There was big news in the world of web search over the past week. Google announced new features and the new search tool, Wolfram Alpha, launched. After checking out what’s new, I’ve been thinking a lot about the impact of this search news, particularly as it relates to teens and libraries.
Google’s new features should help teens use the service more successfully. Wolfram Alpha could be helpful, but then again, it might not. I’m very curious to find out what teens have to say about how it works and what it does.
For librarians, asking teens to try out the tools and provide feedback could be really useful as a way to learn about what teens think about the specific tools, but also as a way to learn about teen information seeking behaviors. For example, one of the new features at Google is what’s called the Wonder Wheel. (To access the Wonder Wheel, or any of Google’s new search options, from the results screen click on the “Show options” link at the top of the page. You will then see a list of options on the left of the screen that looks like what’s shown to the left of this paragraph.)
Selecting the Wonder Wheel in Google’s search options panel, generates a 3 column search screen. The middle column shows a web (or wheel in Google’s terminology) of related search queries. The right column shows the results for the current search selected in the Wonder Wheel view. Click on any phrase in the wheel view and the search results change. And while the results and wheel change, the original wheel is still visible in a lower part of the screen. (See the image below for a view of the middle & right columns for a wonder wheel search on Twilight.)
While librarians have versions of this wheel in catalog and database products, its inclusion in Google search should make searching easier for those who like to visually see connections between ideas. Will teens agree? Are my (and others) assumptions that visual search tools like this make results more understandable to searchers? Will teens come to use the Wonder Wheel regularly? It would be great to ask teens and find out what they have to say.
When it comes to Wolfram Alpha, I keep thinking that a librarian’s ready reference shelf is now available on the web all in one place. On Twitter people are saying that Wolfram Alpha is a “homework machine” because results are from constrained sources with specific answers. Will teens agree that it’s a “homework machine?”
Perhaps the best way to think about Wolfram Alpha is to focus on the fact that the site generates factual answers to queries. For example, type in To Kill a Mockingbird and the results provide information on the book including author, date of publication, and sales. (There is also a link to information about the movie of the same title.) Or type in musical notes and you can see the notation for those notes, learn about the differences between the notes, and even hear them played.
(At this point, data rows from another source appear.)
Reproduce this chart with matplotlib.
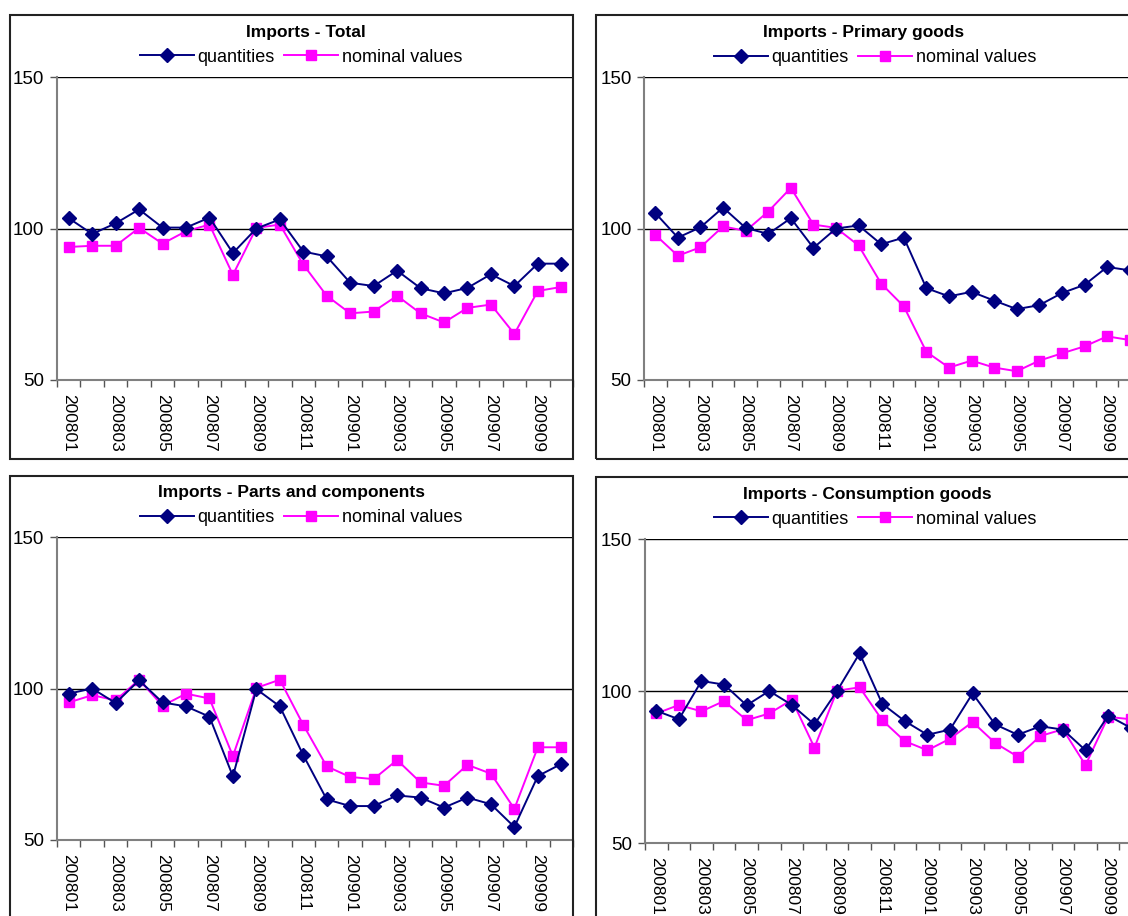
import matplotlib.pyplot as plt
import numpy as np
from matplotlib.patches import Rectangle
from matplotlib.lines import Line2D

plt.rcParams['font.family'] = ['Liberation Sans', 'DejaVu Sans']

months = ['200801', '200802', '200803', '200804', '200805', '200806', '200807', '200808',
          '200809', '200810', '200811', '200812', '200901', '200902', '200903', '200904',
          '200905', '200906', '200907', '200908', '200909', '200910']

total_q = [103.4, 98.2, 101.7, 106.3, 100.3, 100.3, 103.6, 91.9, 100.0, 103.0, 92.4,
           90.8, 82.1, 81.0, 86.1, 80.3, 78.6, 80.4, 84.9, 81.0, 88.4, 88.4]
total_v = [93.9, 94.3, 94.3, 100.2, 95.0, 99.1, 101.3, 84.7, 100.2, 101.3, 88.1,
           77.8, 72.0, 72.6, 77.8, 72.0, 69.0, 73.8, 74.9, 65.2, 79.4, 80.7]

primary_q = [105.1, 97.0, 100.4, 106.9, 100.2, 98.2, 103.4, 93.6, 100.0, 101.0, 94.8,
             97.0, 80.3, 77.6, 79.1, 76.2, 73.4, 74.7, 78.7, 81.4, 87.3, 86.2]
primary_v = [97.9, 91.0, 93.8, 100.7, 99.2, 105.6, 113.4, 101.3, 100.2, 94.4, 81.8,
             74.3, 59.3, 54.1, 56.4, 54.1, 52.9, 56.4, 58.8, 61.1, 64.4, 63.2]

parts_q = [98.3, 100.0, 95.2, 102.7, 95.4, 94.1, 90.7, 71.0, 99.8, 94.1, 78.0,
           63.4, 61.2, 61.2, 64.7, 64.0, 60.7, 64.0, 61.8, 54.3, 71.1, 75.1]
parts_v = [95.4, 97.8, 96.1, 102.9, 94.3, 98.3, 96.7, 77.7, 100.2, 102.9, 88.0,
           74.3, 70.8, 70.1, 76.4, 69.0, 67.9, 74.8, 71.9, 60.3, 80.6, 80.6]

cons_q = [93.5, 90.7, 103.3, 102.1, 95.3, 100.0, 95.4, 89.0, 100.0, 112.4, 95.8,
          90.1, 85.6, 87.3, 99.2, 89.0, 85.6, 88.4, 87.3, 80.5, 91.9, 87.9]
cons_v = [92.6, 95.4, 93.3, 96.7, 90.4, 92.6, 97.1, 81.4, 100.1, 101.2, 90.4,
          83.5, 80.5, 84.3, 89.8, 82.9, 78.4, 85.2, 87.4, 75.6, 91.5, 90.7]

W, H = 1128, 916
fig = plt.figure(figsize=(W / 100, H / 100), dpi=100)

navy = '#000080'
magenta = '#FF00FF'


def px_rect(x0, y0, x1, y1):
    return [x0 / W, 1 - y1 / H, (x1 - x0) / W, (y1 - y0) / H]


# panel: title, q, v, axes box px, frame box px, title centre, legend centre
panels = [
    ('Imports - Total', total_q, total_v, (57, 77, 573, 380), (10, 15, 573, 459), (306, 32), (301, 57)),
    ('Imports - Primary goods', primary_q, primary_v, (644, 77, 1141, 380), (596, 15, 1170, 459), (864, 32), (875, 58)),
    ('Imports - Parts and components', parts_q, parts_v, (57, 537, 573, 840), (10, 476, 573, 940), (291, 493), (301, 518)),
    ('Imports - Consumption goods', cons_q, cons_v, (645, 539, 1142, 843), (596, 477, 1170, 940), (867, 494), (875, 519)),
]

x = np.arange(len(months))

for title, q, v, abox, fbox, tpos, lpos in panels:
    fx0, fy0, fx1, fy1 = fbox
    fig.add_artist(Rectangle((fx0 / W, 1 - fy1 / H), (fx1 - fx0) / W, (fy1 - fy0) / H,
                             transform=fig.transFigure, fill=False, edgecolor='#222222', lw=1.5))

    ax = fig.add_axes(px_rect(*abox))
    ax.plot(x, q, color=navy, marker='D', markersize=7.5, lw=1.4, clip_on=False, zorder=4)
    ax.plot(x, v, color=magenta, marker='s', markersize=7.5, lw=1.4, clip_on=False, zorder=3)

    ax.set_xlim(-0.5, len(months) - 0.5)
    ax.set_ylim(50, 150)
    ax.set_yticks([50, 100, 150])
    for yy in [100, 150]:
        ax.axhline(yy, color='black', lw=1, zorder=1)

    ax.set_xticks(x[::2])
    ax.set_xticklabels(months[::2], rotation=270, fontsize=12.5)
    ax.set_xticks(np.arange(-0.5, len(months)), minor=True)
    ax.tick_params(axis='x', which='major', length=0, pad=10)
    ax.tick_params(axis='x', which='minor', length=5, width=1, color='#555555', direction='out')
    ax.tick_params(axis='y', length=5, width=1, color='#555555', labelsize=13.5, pad=4)

    for s in ['top', 'right']:
        ax.spines[s].set_visible(False)
    for s in ['left', 'bottom']:
        ax.spines[s].set_color('#808080')
        ax.spines[s].set_linewidth(1.5)

    fig.text(tpos[0] / W, 1 - tpos[1] / H, title, ha='center', va='center',
             fontsize=12.5, fontweight='bold')

    handles = [Line2D([], [], color=navy, marker='D', markersize=7.5, lw=1.4),
               Line2D([], [], color=magenta, marker='s', markersize=7.5, lw=1.4)]
    fig.legend(handles, ['quantities', 'nominal values'], loc='center',
               bbox_to_anchor=(lpos[0] / W, 1 - lpos[1] / H), ncol=2, frameon=False,
               fontsize=13, handlelength=3.0, handletextpad=0.2, columnspacing=0.5,
               borderpad=0, borderaxespad=0)

fig.savefig('out.png', dpi=100)
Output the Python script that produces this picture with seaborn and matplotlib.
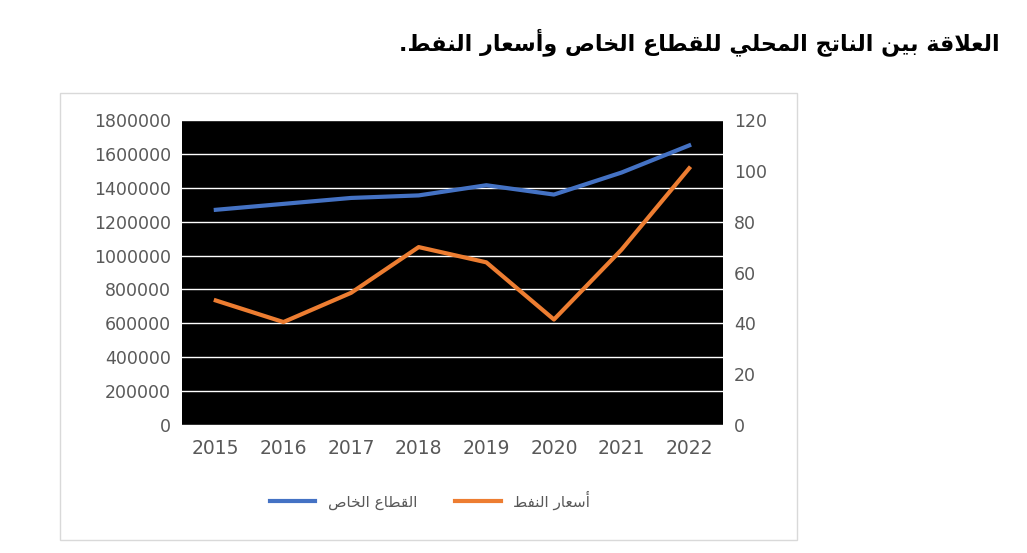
import matplotlib
matplotlib.use("Agg")
import matplotlib.pyplot as plt
import seaborn as sns
from matplotlib.lines import Line2D
from matplotlib.patches import Rectangle
from matplotlib.ticker import FuncFormatter

years = [2015, 2016, 2017, 2018, 2019, 2020, 2021, 2022]
private_sector = [1270000, 1305000, 1340000, 1355000, 1415000, 1360000, 1490000, 1650000]
oil_prices = [49, 40.5, 52, 70, 64, 41.5, 69, 101]
title_text = "العلاقة بين الناتج المحلي للقطاع الخاص وأسعار النفط."
label_private = "القطاع الخاص"
label_oil = "أسعار النفط"

FORMS = {
    'ا': (0xFE8D, 0xFE8E, None, None), 'أ': (0xFE83, 0xFE84, None, None),
    'ب': (0xFE8F, 0xFE90, 0xFE91, 0xFE92), 'ة': (0xFE93, 0xFE94, None, None),
    'ت': (0xFE95, 0xFE96, 0xFE97, 0xFE98), 'ج': (0xFE9D, 0xFE9E, 0xFE9F, 0xFEA0),
    'ح': (0xFEA1, 0xFEA2, 0xFEA3, 0xFEA4), 'خ': (0xFEA5, 0xFEA6, 0xFEA7, 0xFEA8),
    'ر': (0xFEAD, 0xFEAE, None, None), 'س': (0xFEB1, 0xFEB2, 0xFEB3, 0xFEB4),
    'ص': (0xFEB9, 0xFEBA, 0xFEBB, 0xFEBC), 'ط': (0xFEC1, 0xFEC2, 0xFEC3, 0xFEC4),
    'ع': (0xFEC9, 0xFECA, 0xFECB, 0xFECC), 'ف': (0xFED1, 0xFED2, 0xFED3, 0xFED4),
    'ق': (0xFED5, 0xFED6, 0xFED7, 0xFED8), 'ل': (0xFEDD, 0xFEDE, 0xFEDF, 0xFEE0),
    'م': (0xFEE1, 0xFEE2, 0xFEE3, 0xFEE4), 'ن': (0xFEE5, 0xFEE6, 0xFEE7, 0xFEE8),
    'و': (0xFEED, 0xFEEE, None, None), 'ي': (0xFEF1, 0xFEF2, 0xFEF3, 0xFEF4),
}
LAMALEF = {'ا': (0xFEFB, 0xFEFC), 'أ': (0xFEF7, 0xFEF8)}


def dual(c):
    return c in FORMS and FORMS[c][2] is not None


def shape(s):
    out = []
    i = 0
    n = len(s)
    while i < n:
        c = s[i]
        if c not in FORMS:
            out.append(c)
            i += 1
            continue
        jp = i > 0 and dual(s[i - 1])
        if c == 'ل' and i + 1 < n and s[i + 1] in LAMALEF:
            iso, fin = LAMALEF[s[i + 1]]
            out.append(chr(fin if jp else iso))
            i += 2
            continue
        jn = dual(c) and i + 1 < n and s[i + 1] in FORMS
        iso, fin, ini, med = FORMS[c]
        if jp and jn:
            out.append(chr(med))
        elif jp:
            out.append(chr(fin))
        elif jn:
            out.append(chr(ini))
        else:
            out.append(chr(iso))
        i += 1
    return ''.join(out)[::-1]


plt.rcParams['font.family'] = 'DejaVu Sans'
fig = plt.figure(figsize=(10.27, 5.53), dpi=100)
W, H = 1027, 553
fig.patches.append(Rectangle((60 / W, 1 - 540 / H), 737 / W, 447 / H, transform=fig.transFigure,
                             fill=False, edgecolor='#d9d9d9', lw=1))
ax = fig.add_axes([182 / W, 1 - 425 / H, 541 / W, 305 / H])
ax.set_facecolor('black')
blue, orange = '#4472C4', '#ED7D31'
sns.lineplot(x=years, y=private_sector, ax=ax, color=blue, lw=3)
ax.set_ylim(0, 1800000)
ax.set_yticks(range(0, 1800001, 200000))
ax.yaxis.set_major_formatter(FuncFormatter(lambda v, p: f"{int(v)}"))
ax.yaxis.grid(True, color='white', lw=1)
ax.set_axisbelow(True)
ax.set_xlim(2014.5, 2022.5)
ax.set_xticks(years)
ax2 = ax.twinx()
sns.lineplot(x=years, y=oil_prices, ax=ax2, color=orange, lw=3)
ax2.set_ylim(0, 120)
ax2.set_yticks(range(0, 121, 20))
for a in (ax, ax2):
    for sp in a.spines.values():
        sp.set_visible(False)
    a.tick_params(length=0, labelcolor='#595959', labelsize=12.5)
    a.set_xlabel('')
    a.set_ylabel('')
ax.tick_params(axis='x', pad=10, labelsize=13.5)
ax.tick_params(axis='y', pad=8)
ax2.tick_params(axis='y', pad=8)
fig.text(1000 / W, 1 - 42 / H, shape(title_text), ha='right', va='center', fontsize=16, fontweight='bold')
handles = [Line2D([], [], color=blue, lw=3), Line2D([], [], color=orange, lw=3)]
fig.legend(handles, [shape(label_private), shape(label_oil)], loc='center', bbox_to_anchor=(430 / W, 1 - 500 / H),
           ncol=2, frameon=False, fontsize=11, labelcolor='#595959', handlelength=3, columnspacing=2.5)
fig.savefig('out.png', dpi=100)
Will teens get drawn in by some of the more unusual searches that can be preformed with Wolfram Alpha? For example, what if teens test their own name against that of a friend. Type in two names in the search box and find out the number of people that have each name, see a graph that shows the age break-down of those with that name, and see a graph that shows the popularity of each name over the years. Or, perhaps teens will be drawn in by the sense of humor of the Wolfram Alpha developers and hunt down the Easter Eggs integrated into the site. (For example, type in “How many roads must a man walk down before you can call him a man?” and see what the results are.) Will these searches help teens understand how search works and help librarians understand what makes searching meaningful to teens?
It’s a little early to know the answers to my questions, but it’s not too early to ask teens their opinions about these tools. Any time we talk with teens about how they think about search and what draws them into the search process, the more successful we can then be in supporting teen research needs.